Verdict: Unsubstantiated

Statistics from government agencies and non-government organizations (NGOs) back Trump’s claim to a certain extent. Some studies say that global human trafficking is, in nominal terms, at a historic high point, including compared to the Atlantic slave trade. Due to a lack of data, it is difficult to ascertain if human trafficking is at its worst point “in the history of the world.”

Fact Check:

The United Nations Children Fund (UNICEF) estimates that there are more than 21 million victims of human trafficking worldwide as part of a $32 billion industry. Five and a half million of these 21 million victims of human trafficking are children, according to UNICEF estimates.

The State Department estimated in 2004 that there are between 600,000 and 800,000 people trafficked across an international border each year. Of these trafficked people, the State Department estimated that 70 percent are female and 50 percent are minors.

The Polaris Project, a human trafficking-focused NGO, estimates that the issue of human trafficking in the U.S. is getting worse. From 2015 to 2016, reported human trafficking cases jumped by 35 percent; reports of labor trafficking, in particular, jumped by 47 percent from 2015 to 2016. (Polaris underscored that these spikes may be due to more robust reporting of trafficking cases than more actual incidents of trafficking.)

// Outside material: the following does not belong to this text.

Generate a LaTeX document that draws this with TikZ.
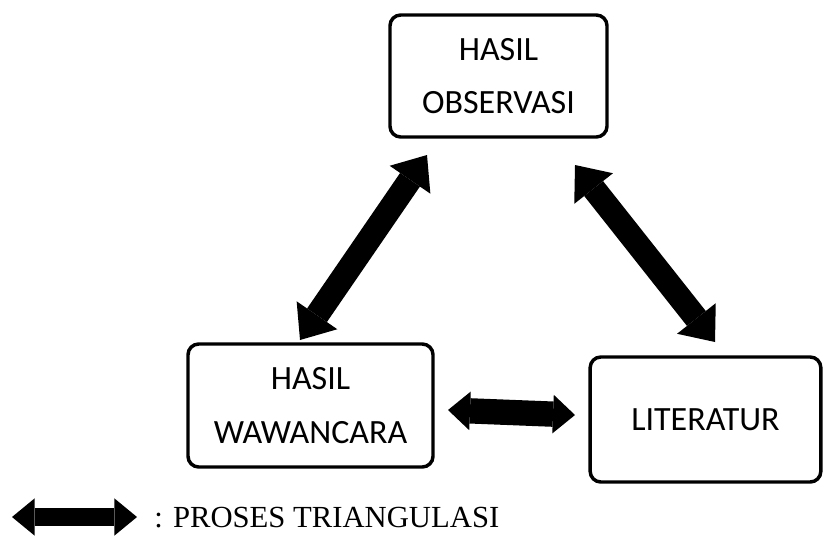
\documentclass[tikz,border=0pt]{standalone}
\usepackage{fontspec}
\setmainfont{Carlito}
\newfontfamily\legendfont{Liberation Serif}
\usetikzlibrary{arrows.meta}
\begin{document}
\begin{tikzpicture}[x=0.75pt,y=-0.75pt,
  box/.style={draw=black, line width=2.6pt, rounded corners=8pt, fill=white,
    align=center, inner sep=0pt, font=\fontsize{25.5pt}{40pt}\selectfont},
  diagarrow/.style={line width=18pt,
    {Triangle[length=22.5pt,width=37pt,line width=0pt]}-{Triangle[length=22.5pt,width=37pt,line width=0pt]}},
  horarrow/.style={line width=19pt,
    {Triangle[length=16.5pt,width=29pt,line width=0pt]}-{Triangle[length=16.5pt,width=29pt,line width=0pt]}},
  legarrow/.style={line width=14pt,
    {Triangle[length=17pt,width=28pt,line width=0pt]}-{Triangle[length=17pt,width=28pt,line width=0pt]}}
]
\useasboundingbox (0,0) rectangle (823,536);
% boxes
\node[box, minimum width=162.75pt, minimum height=91.5pt] (obs) at (498.5,76) {HASIL\\OBSERVASI};
\node[box, minimum width=183.75pt, minimum height=92.25pt] (wa) at (310.5,405.5) {HASIL\\WAWANCARA};
\node[box, minimum width=173pt, minimum height=93.75pt] (lit) at (705.5,419.5) {LITERATUR};
% arrow end points
\coordinate (a1) at (300,340);
\coordinate (a2) at (427,155);
\coordinate (b1) at (575,165);
\coordinate (b2) at (715,342);
\coordinate (c1) at (448,410);
\coordinate (c2) at (575,415);
\coordinate (d1) at (12,517);
\coordinate (d2) at (137,517);
\draw[diagarrow] (a1) -- (a2);
\draw[diagarrow] (b1) -- (b2);
\draw[horarrow] (c1) -- (c2);
\draw[legarrow] (d1) -- (d2);
\node[anchor=base west, inner sep=0pt, font=\legendfont\fontsize{23pt}{27pt}\selectfont] (leg) at (154,527) {: PROSES TRIANGULASI};
\end{tikzpicture}
\end{document}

In comparison to the Atlantic slave trade – one of the largest human trafficking periods – the United Nations estimates that there were around 15 million men, women and children trafficked from Africa as part of the Atlantic slave trade. The figure moreover represents the total number of trafficked slaves over a nearly four century long period.

Statistics on contemporary and historical human trafficking, however, are contested. Experts have raised questions about the accuracy of statistical estimates of the number of human trafficking victims due to a lack of empirical data. Historians have similarly questioned statistics about the number of victims of the Atlantic slave trade, as most statistics do not include the high mortality rates of brutal slave ships. The total number of human trafficking during this time, including the Atlantic and other trade slave operations, is likely to be more than the 15 million number cited by the U.N.

This is on top of the fact that human population has increased nearly sevenfold from less than a billion people in 1800 – a rough approximation of the tail end of the Atlantic slave trade – to more than seven billion people today. In this context, the Atlantic slave trade was proportionally worse than contemporary human trafficking.

Due to these layers of historical and demographic context, TheDCNF rates Trump’s claim as unsubstantiated.